[THE TASK]
Copy out every line exactly, passing over the pictures.

==========

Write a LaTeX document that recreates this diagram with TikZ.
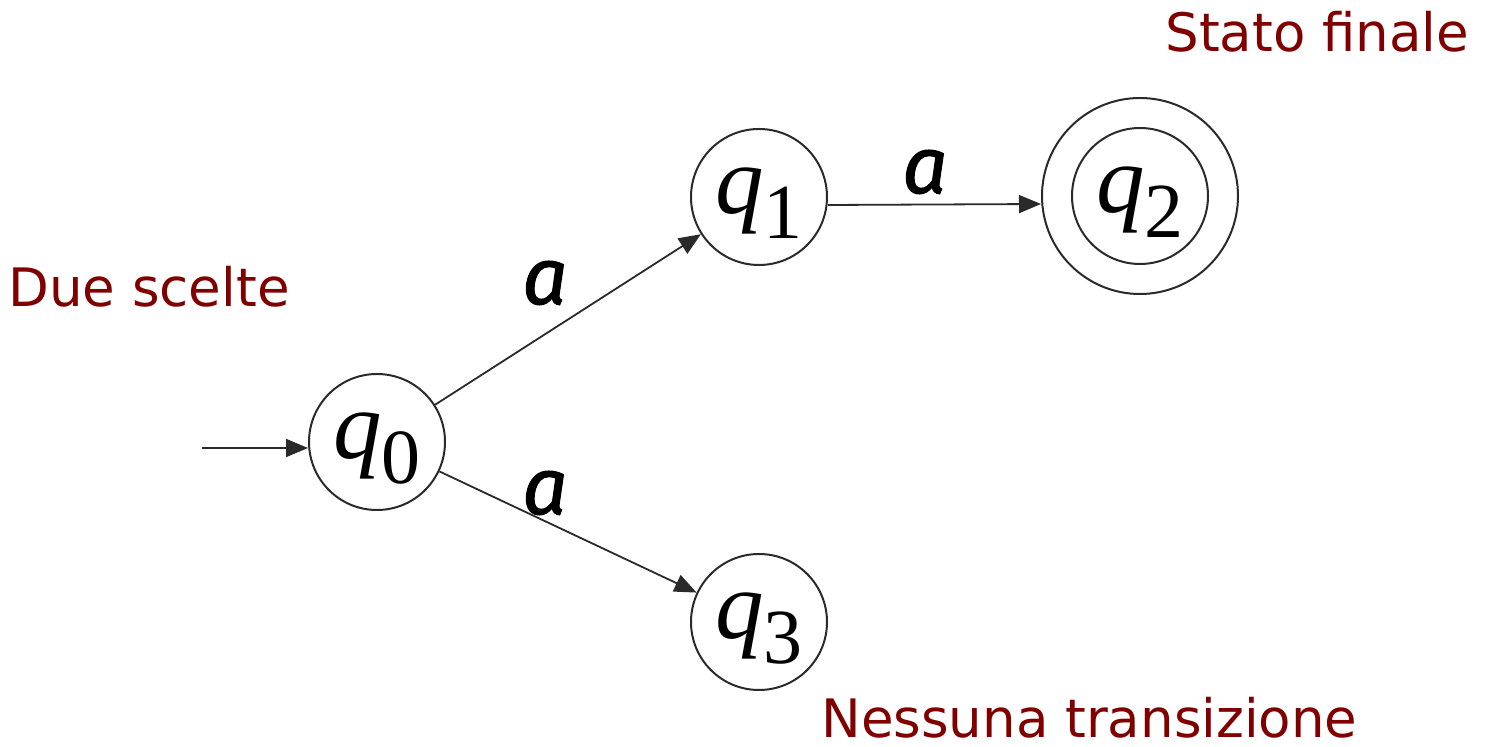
\documentclass[tikz,border=0pt]{standalone}
\usepackage{fontspec}
\usetikzlibrary{arrows.meta}
\newfontfamily\qfont{Liberation Serif}
\newfontfamily\afont[FakeBold=1.2]{Fira Sans}
\newfontfamily\lblfont{DejaVu Sans}
\definecolor{darkred}{HTML}{800000}
\definecolor{linegray}{HTML}{2A2A2A}
\newcommand\qlab[1]{\raisebox{-3.5pt}[22.3pt][12.5pt]{\qfont\fontsize{48.5}{48.5}\selectfont\itshape q\upshape\fontsize{39}{39}\selectfont\raisebox{-12.5pt}{#1}}}
\begin{document}
\begin{tikzpicture}[x=0.5pt,y=-0.5pt,
  state/.style={circle,draw=linegray,line width=1pt,minimum size=68pt,inner sep=0pt},
  accept/.style={circle,draw=linegray,line width=1pt,minimum size=98pt,inner sep=0pt},
  trans/.style={draw=linegray,line width=0.9pt,-{Triangle[length=11pt,width=9pt]}},
  sym/.style={font=\afont\itshape\fontsize{40}{40}\selectfont},
  note/.style={text=darkred,font=\lblfont\fontsize{26.5}{26.5}\selectfont,inner sep=0pt}]
\useasboundingbox (0,0) rectangle (1490,747);
\node[state] (q0) at (377,442) {\qlab{0}};
\node[state] (q1) at (759,197) {\qlab{1}};
\node[accept] (q2) at (1140,196) {};
\node[state] (q2in) at (1140,196) {\qlab{2}};
\node[state] (q3) at (759,622) {\qlab{3}};
\coordinate (init) at (202,448);
\draw[trans] (init) -- (init -| q0.west);
\draw[trans] (q0) -- (q1);
\draw[trans] ([yshift=-4pt]q1.east) -- ([yshift=-4pt]q2.west);
\draw[trans] (q0) -- (q3);
\node[sym] (a1) at (545,283) {a};
\node[sym] (a2) at (545,493) {a};
\node[sym] (a3) at (925,172) {a};
\node[note,anchor=base west] (n1) at (1165,52) {Stato finale};
\node[note,anchor=base west] (n2) at (8,307) {Due scelte};
\node[note,anchor=base west] (n3) at (821,738) {Nessuna transizione};
\end{tikzpicture}
\end{document}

==========

[SOLUTION BELOW]
Write a LaTeX document that recreates this diagram with TikZ.
\documentclass[tikz,border=0pt]{standalone}
\usepackage{fontspec}
\usetikzlibrary{arrows.meta}
\newfontfamily\qfont{Liberation Serif}
\newfontfamily\afont[FakeBold=1.2]{Fira Sans}
\newfontfamily\lblfont{DejaVu Sans}
\definecolor{darkred}{HTML}{800000}
\definecolor{linegray}{HTML}{2A2A2A}
\newcommand\qlab[1]{\raisebox{-3.5pt}[22.3pt][12.5pt]{\qfont\fontsize{48.5}{48.5}\selectfont\itshape q\upshape\fontsize{39}{39}\selectfont\raisebox{-12.5pt}{#1}}}
\begin{document}
\begin{tikzpicture}[x=0.5pt,y=-0.5pt,
  state/.style={circle,draw=linegray,line width=1pt,minimum size=68pt,inner sep=0pt},
  accept/.style={circle,draw=linegray,line width=1pt,minimum size=98pt,inner sep=0pt},
  trans/.style={draw=linegray,line width=0.9pt,-{Triangle[length=11pt,width=9pt]}},
  sym/.style={font=\afont\itshape\fontsize{40}{40}\selectfont},
  note/.style={text=darkred,font=\lblfont\fontsize{26.5}{26.5}\selectfont,inner sep=0pt}]
\useasboundingbox (0,0) rectangle (1490,747);
\node[state] (q0) at (377,442) {\qlab{0}};
\node[state] (q1) at (759,197) {\qlab{1}};
\node[accept] (q2) at (1140,196) {};
\node[state] (q2in) at (1140,196) {\qlab{2}};
\node[state] (q3) at (759,622) {\qlab{3}};
\coordinate (init) at (202,448);
\draw[trans] (init) -- (init -| q0.west);
\draw[trans] (q0) -- (q1);
\draw[trans] ([yshift=-4pt]q1.east) -- ([yshift=-4pt]q2.west);
\draw[trans] (q0) -- (q3);
\node[sym] (a1) at (545,283) {a};
\node[sym] (a2) at (545,493) {a};
\node[sym] (a3) at (925,172) {a};
\node[note,anchor=base west] (n1) at (1165,52) {Stato finale};
\node[note,anchor=base west] (n2) at (8,307) {Due scelte};
\node[note,anchor=base west] (n3) at (821,738) {Nessuna transizione};
\end{tikzpicture}
\end{document}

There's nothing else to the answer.